To scaffold the European G. aculeatus contig-level gynogen assembly into pseudo-chromosomes we used Chromosemble from the Satsuma2 package (Grabherr et al., 2010). Here, we ordered and oriented the contigs based on synteny with the North American G. aculeatus chromosome-level genome (Peichel et al., 2017), excluding the unmapped scaffolds. We tested for the effect of contig size on alignment rates, and only retained contigs with an alignment rate of 70% or above for further assembly (supplementary methods 1). Gynogen contigs not scaffolded onto a pseudo-chromosome were concatenated in size order into an unmapped scaffold for population genomic analyses, separating each contig by 1,000 N’s. Synteny between the European and North American G. aculeatus assemblies was calculated using the SatsumaSynteny2 function (Grabherr et al., 2010), and plotted using the Circos v0.69 visualisation tool (Krzywinski et al., 2009). It should be noted that the reference genomes have been created using distinctly different methodologies. As such, significant reference origin by population origin interactions that do not clearly exhibit a reciprocal effect in the test statistic likely include a genome quality effect.

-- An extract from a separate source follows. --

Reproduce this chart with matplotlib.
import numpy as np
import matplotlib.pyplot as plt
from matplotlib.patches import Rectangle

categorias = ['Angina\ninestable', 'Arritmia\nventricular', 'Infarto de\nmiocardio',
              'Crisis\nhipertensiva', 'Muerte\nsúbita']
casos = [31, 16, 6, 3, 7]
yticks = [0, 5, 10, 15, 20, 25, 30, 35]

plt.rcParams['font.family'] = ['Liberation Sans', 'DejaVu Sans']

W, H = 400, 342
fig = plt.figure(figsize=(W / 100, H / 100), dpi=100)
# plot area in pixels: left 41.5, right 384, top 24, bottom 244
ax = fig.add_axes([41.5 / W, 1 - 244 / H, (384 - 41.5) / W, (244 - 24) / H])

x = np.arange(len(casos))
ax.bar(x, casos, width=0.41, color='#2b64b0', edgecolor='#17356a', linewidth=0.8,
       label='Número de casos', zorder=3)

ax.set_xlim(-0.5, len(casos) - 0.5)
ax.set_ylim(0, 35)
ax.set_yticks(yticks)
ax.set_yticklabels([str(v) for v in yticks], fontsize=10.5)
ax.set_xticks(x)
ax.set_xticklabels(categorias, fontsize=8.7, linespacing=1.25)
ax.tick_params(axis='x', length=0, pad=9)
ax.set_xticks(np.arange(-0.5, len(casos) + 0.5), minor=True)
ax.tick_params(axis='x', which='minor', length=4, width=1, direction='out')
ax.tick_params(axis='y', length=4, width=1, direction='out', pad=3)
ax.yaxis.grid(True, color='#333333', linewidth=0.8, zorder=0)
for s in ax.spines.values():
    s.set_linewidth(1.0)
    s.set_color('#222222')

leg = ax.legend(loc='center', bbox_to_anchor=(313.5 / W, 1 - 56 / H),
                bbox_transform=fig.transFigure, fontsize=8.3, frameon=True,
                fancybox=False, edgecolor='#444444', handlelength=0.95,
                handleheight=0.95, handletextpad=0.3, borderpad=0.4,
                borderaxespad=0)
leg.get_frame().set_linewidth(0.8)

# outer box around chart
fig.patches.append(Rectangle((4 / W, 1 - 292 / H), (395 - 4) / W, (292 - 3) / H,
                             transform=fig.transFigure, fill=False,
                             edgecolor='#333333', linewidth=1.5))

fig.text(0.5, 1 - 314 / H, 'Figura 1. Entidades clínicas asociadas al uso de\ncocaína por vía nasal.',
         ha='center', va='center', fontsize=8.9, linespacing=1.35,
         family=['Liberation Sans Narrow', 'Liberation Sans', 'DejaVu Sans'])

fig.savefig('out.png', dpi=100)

Repetitive sequences were identified de novo in the European pseudo-chromosome assembly using Repeat Modeler v.2.0.1 while Repeat Masker v.4.1.1 (Smit, Hubley, & Green, 2015) was used to mask the genome using the three-spined stickleback and zebrafish libraries in two separately rounds. The results of each round were then analyzed together, complex repeats were separated, to produce the final repeat annotation. Genome annotation was performed on the European repeat-masked pseudo-chromosome genome assembly using MAKER2 v.2.31.9 (Holt & Yandell, 2011). Subsequent genome annotation was performed following a two-round approach. For the first round, the repeat annotation data (release 95) as well as G. aculeatus transcriptome and protein sequences from ENSEMBL and UniProt/SwissProt databases were used as evidence sets for the prediction of gene models, while est2genome and protein2genome setting were set as 1. For the second round, SNAP (Korf, 2004), with ADE of 0.25 and length of 50, and AUGUSTUS v.3.2.3 with default values (Stanke, Diekhans, Baertsch, & Haussler, 2008) were trained on the gene model predicted from the first round. Functional annotation was performed using BlastP against UniProt proteins with an E-value threshold of 1e-5, and InterProScan v.5.4-47 (P. Jones et al., 2014) was used for domain annotation. The resulting gene models were filtered to retain those with AED value of 0.5 or less, having PFAM annotations and significant hits to known proteins against UniProt DB (E-value 1e-5).